Now over 75 years old, the venerable Burrard Bridge is one of Vancouver’s true landmarks.
This stunning structure, the ceremonial entrance to both downtown Vancouver and False Creek, has been evaluated as an ‘A’ on the City’s Heritage Register. The Burrard Bridge, with its sculptural details, including intricately decorated towers and entrance pylons with flaming torches – a tribute to Canadian World War I Prisoners of War – is one of the only pure Art Deco bridges in the world.
Opened in 1932, the bridge has remained substantially intact, except for the removal of its original light fixtures.
The current City of Vancouver’s re-purposing initiatives threaten to significantly compromise the Bridge’s original design.

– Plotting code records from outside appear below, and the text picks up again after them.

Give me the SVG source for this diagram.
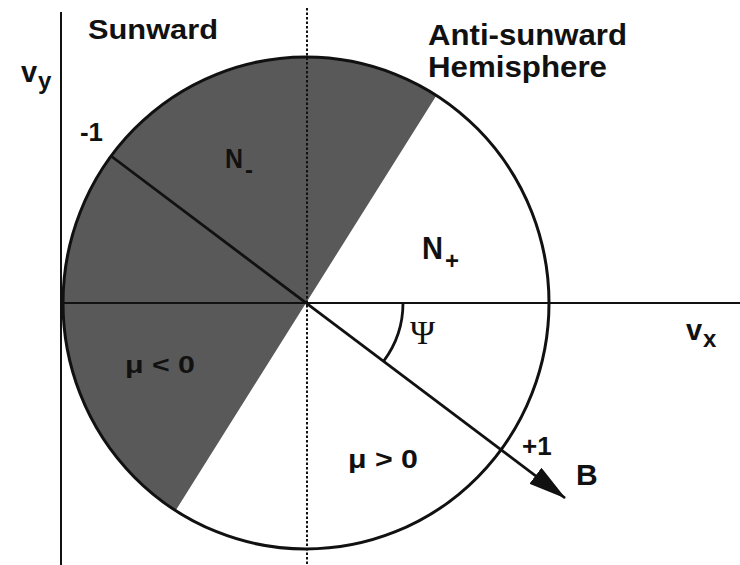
<svg xmlns="http://www.w3.org/2000/svg" width="740" height="565" viewBox="0 0 740 565">
<style>
.t{font-family:"Liberation Sans",Arial,sans-serif;font-weight:bold;fill:#111}
.ln{stroke:#111;fill:none}
</style>
<defs>
<marker id="arr" markerUnits="userSpaceOnUse" markerWidth="42" markerHeight="22" refX="37" refY="10" orient="auto">
<path d="M0,0 L38,10 L0,20 Z" fill="#111"/>
</marker>
</defs>
<rect width="740" height="565" fill="#fff"/>
<g id="shaded">
<path d="M306 303 L436.4 95.4 A243 246 0 0 0 63 303 A243 246 0 0 0 175.6 510.6 Z" fill="#595959"/>
</g>
<g id="axes">
<line class="ln" x1="61" y1="12" x2="61" y2="565" stroke-width="2"/>
<line class="ln" x1="62" y1="303" x2="740" y2="303" stroke-width="2"/>
<line class="ln" x1="307" y1="8" x2="307" y2="565" stroke-width="2" stroke-dasharray="2.5,2"/>
</g>
<g id="circle">
<ellipse cx="306" cy="303" rx="243" ry="246" class="ln" stroke-width="3"/>
</g>
<g id="connectors">
<line class="ln" x1="111" y1="156" x2="565" y2="498" stroke-width="2.8" marker-end="url(#arr)"/>
<path class="ln" d="M403 303 A97 97 0 0 1 383.5 361.3" stroke-width="2.8"/>
</g>
<g id="labels">
<text class="t" x="88" y="39" font-size="28" textLength="130" lengthAdjust="spacingAndGlyphs">Sunward</text>
<text class="t" x="428" y="45" font-size="29" textLength="199" lengthAdjust="spacingAndGlyphs">Anti-sunward</text>
<text class="t" x="428" y="77" font-size="29" textLength="179" lengthAdjust="spacingAndGlyphs">Hemisphere</text>
<text class="t" x="21" y="82" font-size="29">v</text>
<text class="t" x="38" y="89" font-size="24">y</text>
<text class="t" x="686" y="340" font-size="29">v</text>
<text class="t" x="703" y="347" font-size="24">x</text>
<text class="t" x="80" y="141" font-size="25" textLength="23" lengthAdjust="spacingAndGlyphs">-1</text>
<text class="t" x="522" y="455" font-size="26">+1</text>
<text class="t" x="576" y="485" font-size="30">B</text>
<text class="t" x="225" y="168" font-size="28" textLength="18" lengthAdjust="spacingAndGlyphs">N</text>
<text class="t" x="245" y="178" font-size="24">-</text>
<text class="t" x="422" y="259" font-size="32" textLength="21" lengthAdjust="spacingAndGlyphs">N</text>
<text class="t" x="445" y="269" font-size="24">+</text>
<text class="t" x="125" y="373" font-size="24" textLength="70" lengthAdjust="spacingAndGlyphs">μ &lt; 0</text>
<text class="t" x="348" y="468" font-size="25" textLength="70" lengthAdjust="spacingAndGlyphs">μ &gt; 0</text>
<text x="410" y="344" font-size="34" font-family="'Liberation Serif','Times New Roman',serif" fill="#111">Ψ</text>
</g>
</svg>
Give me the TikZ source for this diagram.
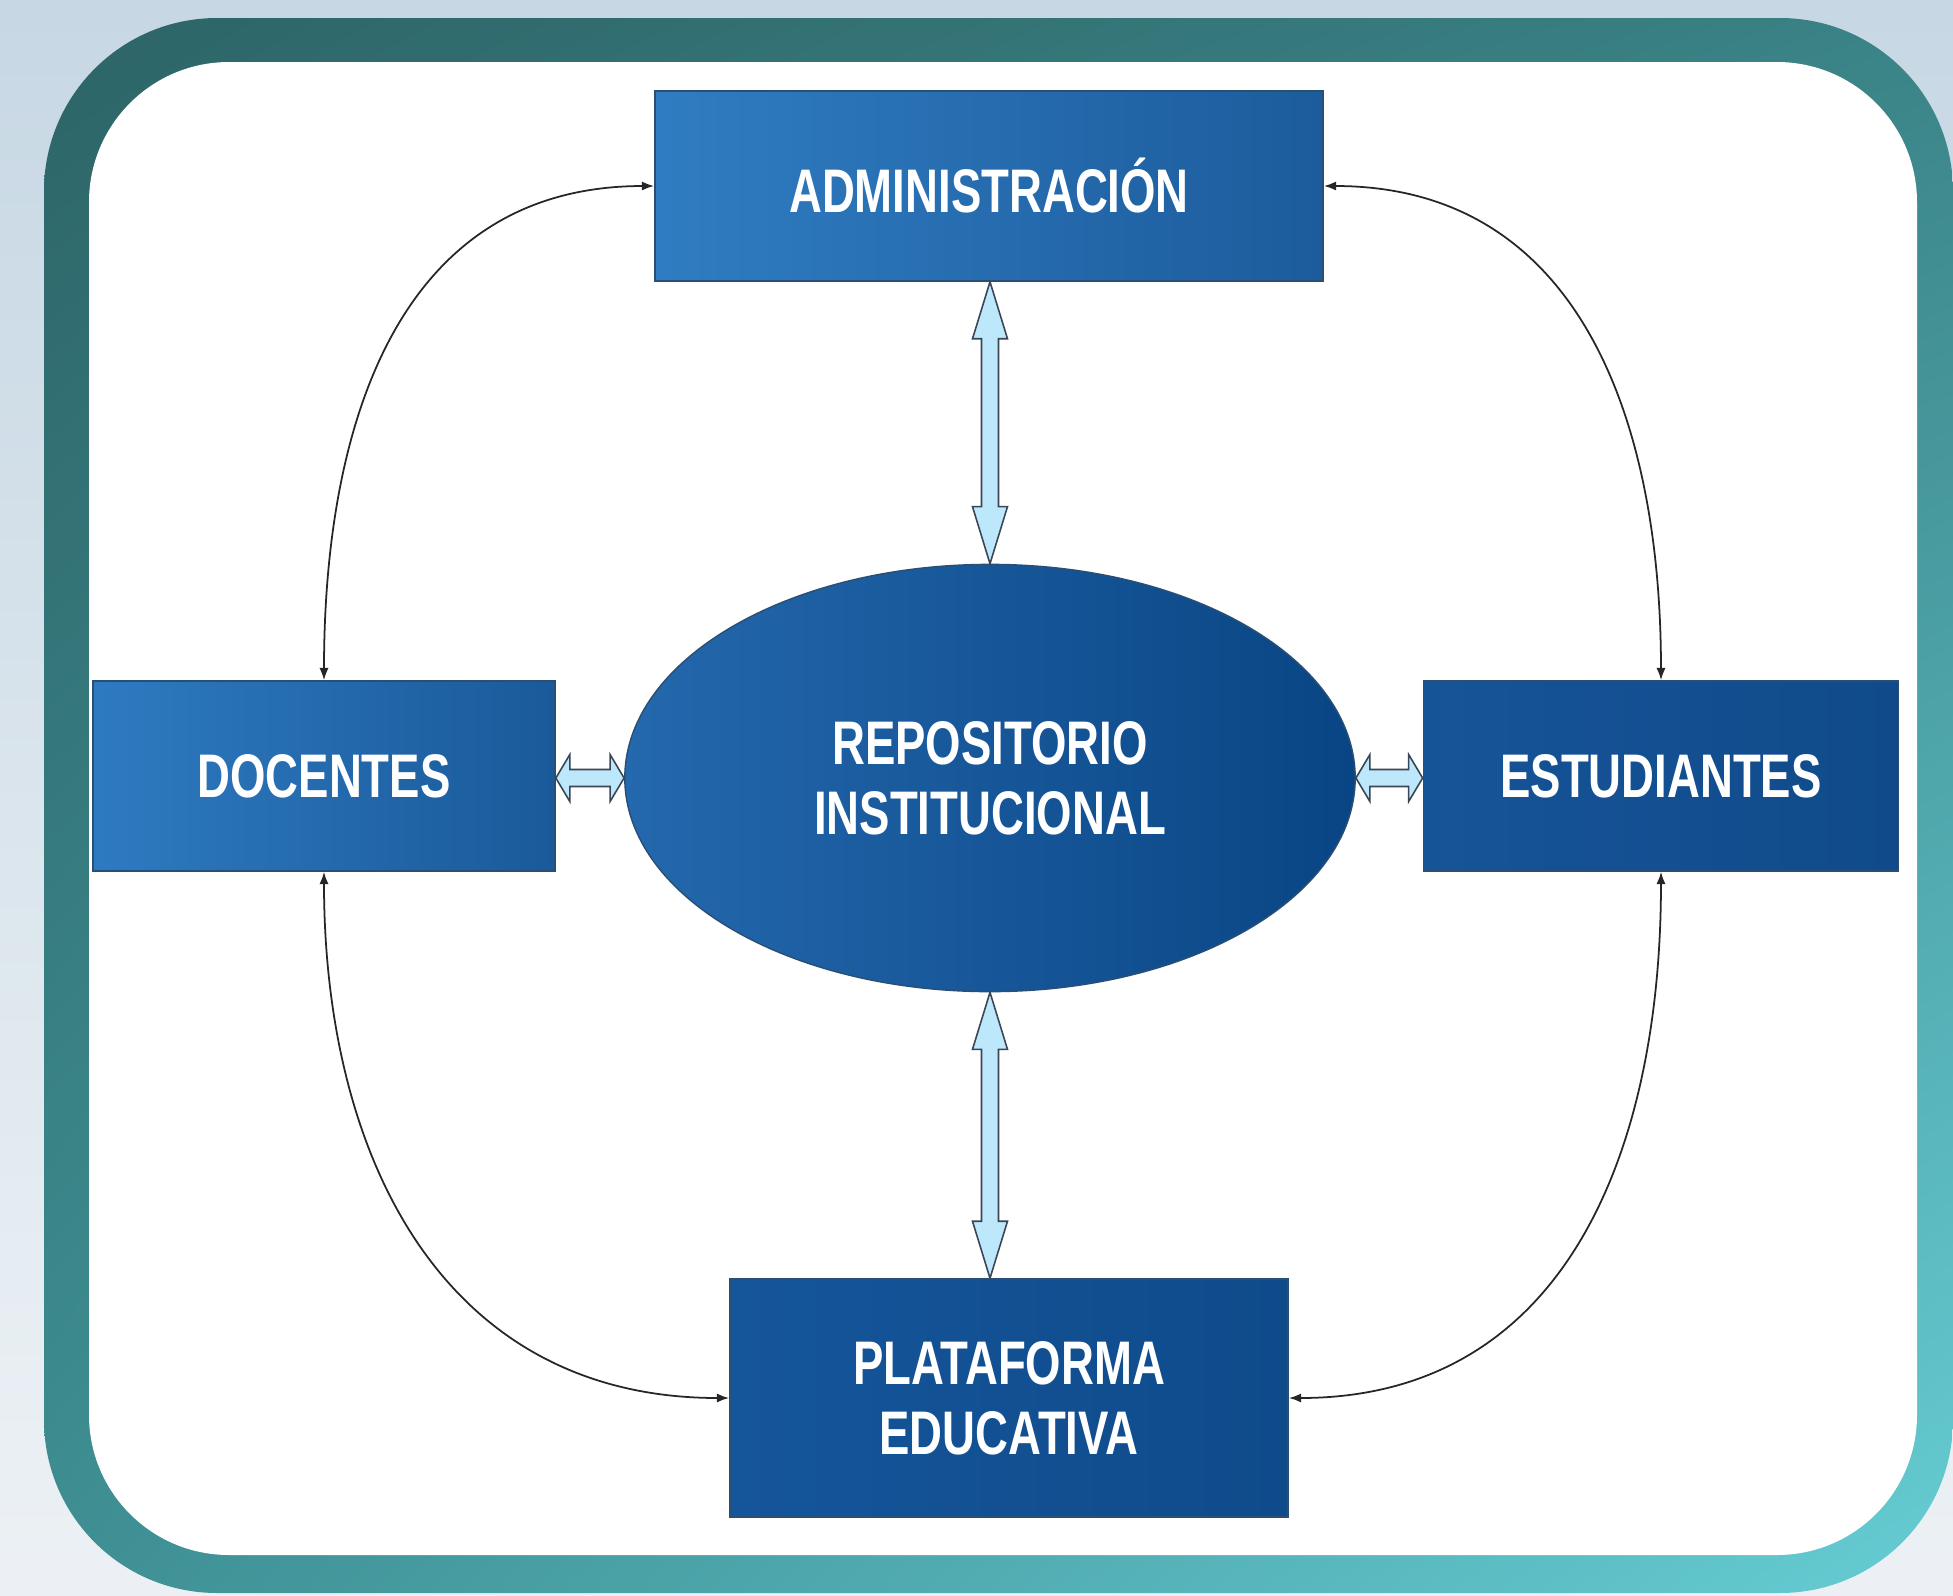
\documentclass[tikz,border=0pt]{standalone}
\usepackage{fontspec}
\newfontfamily\boxfont[FakeStretch=0.74]{Liberation Sans}
\usetikzlibrary{shapes.geometric, shadings, arrows.meta, calc}
\definecolor{bgtop}{HTML}{C3D5E2}
\definecolor{bgmid}{HTML}{D2DFE9}
\definecolor{bglow}{HTML}{E6EDF2}
\definecolor{bgwhite}{HTML}{F3F4F6}
\definecolor{bgrose}{HTML}{EDE3E3}
\definecolor{bgpink}{HTML}{E0CCCC}
\definecolor{bgbottom}{HTML}{D4BABA}
\definecolor{frameul}{HTML}{2D6467}
\definecolor{frameur}{HTML}{3A8386}
\definecolor{framell}{HTML}{3E8F93}
\definecolor{framelr}{HTML}{66CDD4}
\definecolor{adminl}{HTML}{307CC2}
\definecolor{adminr}{HTML}{1C5C9C}
\definecolor{docl}{HTML}{2E7AC1}
\definecolor{docr}{HTML}{1A5A9A}
\definecolor{estl}{HTML}{165498}
\definecolor{estr}{HTML}{104A8A}
\definecolor{platl}{HTML}{15559A}
\definecolor{platr}{HTML}{0F4B8B}
\definecolor{repol}{HTML}{2468AD}
\definecolor{repor}{HTML}{094584}
\definecolor{boxedge}{HTML}{2A4F75}
\definecolor{arrowfill}{HTML}{BDE7FB}
\definecolor{arrowedge}{HTML}{3A4656}
\pgfdeclareverticalshading{backfade}{100bp}{color(0bp)=(bgbottom); color(3bp)=(bgpink); color(8bp)=(bgrose); color(14bp)=(bgwhite); color(35bp)=(bglow); color(60bp)=(bgmid); color(80bp)=(bgtop); color(100bp)=(bgtop)}
\tikzset{
  entity/.style={rectangle, draw=boxedge, line width=0.4pt, text=white,
    font=\boxfont\bfseries\fontsize{17.5}{20}\selectfont, align=center, minimum height=1.9cm},
  repo/.style={ellipse, draw=boxedge, line width=0.4pt, text=white, inner sep=0pt,
    font=\boxfont\bfseries\fontsize{17.5}{20}\selectfont, align=center},
  link/.style={draw=black!85, line width=0.5pt, looseness=1.1, {Latex[length=3.5pt,width=2.6pt]}-{Latex[length=3.5pt,width=2.6pt]}},
  bigarrow/.style={fill=arrowfill, draw=arrowedge, line width=0.45pt, line join=miter}
}
\newcommand{\vbidir}[2]{%
  \draw[bigarrow] (#1) -- ++(17.5,57) -- ++(-9,0) -- ($(#2)+(8.5,-57)$) -- ++(9,0) -- (#2)
    -- ++(-17.5,-57) -- ++(9,0) -- ($(#1)+(-8.5,57)$) -- ++(-9,0) -- cycle;}
\newcommand{\hbidir}[2]{%
  \draw[bigarrow] (#1) -- ++(14,-23.5) -- ++(0,15) -- ($(#2)+(-14,-8.5)$) -- ++(0,-15) -- (#2)
    -- ++(-14,23.5) -- ++(0,-15) -- ($(#1)+(14,8.5)$) -- ++(0,15) -- cycle;}
\begin{document}
\begin{tikzpicture}[x=0.01cm, y=-0.01cm]
\useasboundingbox (0,0) rectangle (1953,1596);
\shade[shading=backfade] (0,0) rectangle (1953,1596);
\shade[rounded corners=1.73cm, upper left=frameul, upper right=frameur, lower left=framell,
  lower right=framelr] (44,18) rectangle (1953,1593);
\fill[white, rounded corners=1.4cm] (89,62) rectangle (1917,1555);

\node[entity, minimum width=6.68cm, left color=adminl, right color=adminr] (admin) at (989,186) {ADMINISTRACIÓN};
\node[entity, minimum width=4.62cm, left color=docl, right color=docr] (doc) at (324,776) {DOCENTES};
\node[entity, minimum width=4.75cm, left color=estl, right color=estr] (est) at (1661,776) {ESTUDIANTES};
\node[entity, minimum width=5.58cm, minimum height=2.38cm, left color=platl, right color=platr] (plat) at (1009,1398) {PLATAFORMA\\EDUCATIVA};
\node[repo, minimum width=7.3cm, minimum height=4.27cm, left color=repol, right color=repor] (ri) at (990,778) {REPOSITORIO\\INSTITUCIONAL};

\vbidir{ri.north |- admin.south}{ri.north}
\vbidir{ri.south}{ri.south |- plat.north}
\hbidir{doc.east |- ri.west}{ri.west}
\hbidir{ri.east}{ri.east -| est.west}

\draw[link] (admin.west) to[out=180, in=90] (doc.north);
\draw[link] (admin.east) to[out=0, in=90] (est.north);
\draw[link] (doc.south) to[out=270, in=180] (plat.west);
\draw[link] (est.south) to[out=270, in=0] (plat.east);
\end{tikzpicture}
\end{document}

For years the City has been seeking ways to better accommodate cyclists; many options have been on the table including lane closures, improved use of the Granville Street Bridge, a separate cyclist and pedestrian bridge, and a bikeway under the bridge.
Despite Heritage Vancouver’s support for all these options, the City has remained steadfast in selecting the widening of the Burrard Bridge at the roadbed level as its only option. Heritage Vancouver, Heritage Canada and worldwide Art Deco organizations have consistently spoken with one voice in opposing this option.
The City will vote as early as April on a consultant’s proposal to widen the bridge by about twenty feet with outriggers and shiny new metal railings, marooning the landmark entry pylons in a sea of pavement. If you have trouble imagining the impact of outriggers, picture “your grandmother with a stainless steel hula-hoop over her ball gown”. It is time for Vancouverites to let our city councilors know that we are opposed to spending at least $50 million to destroy one of our most iconic works of art.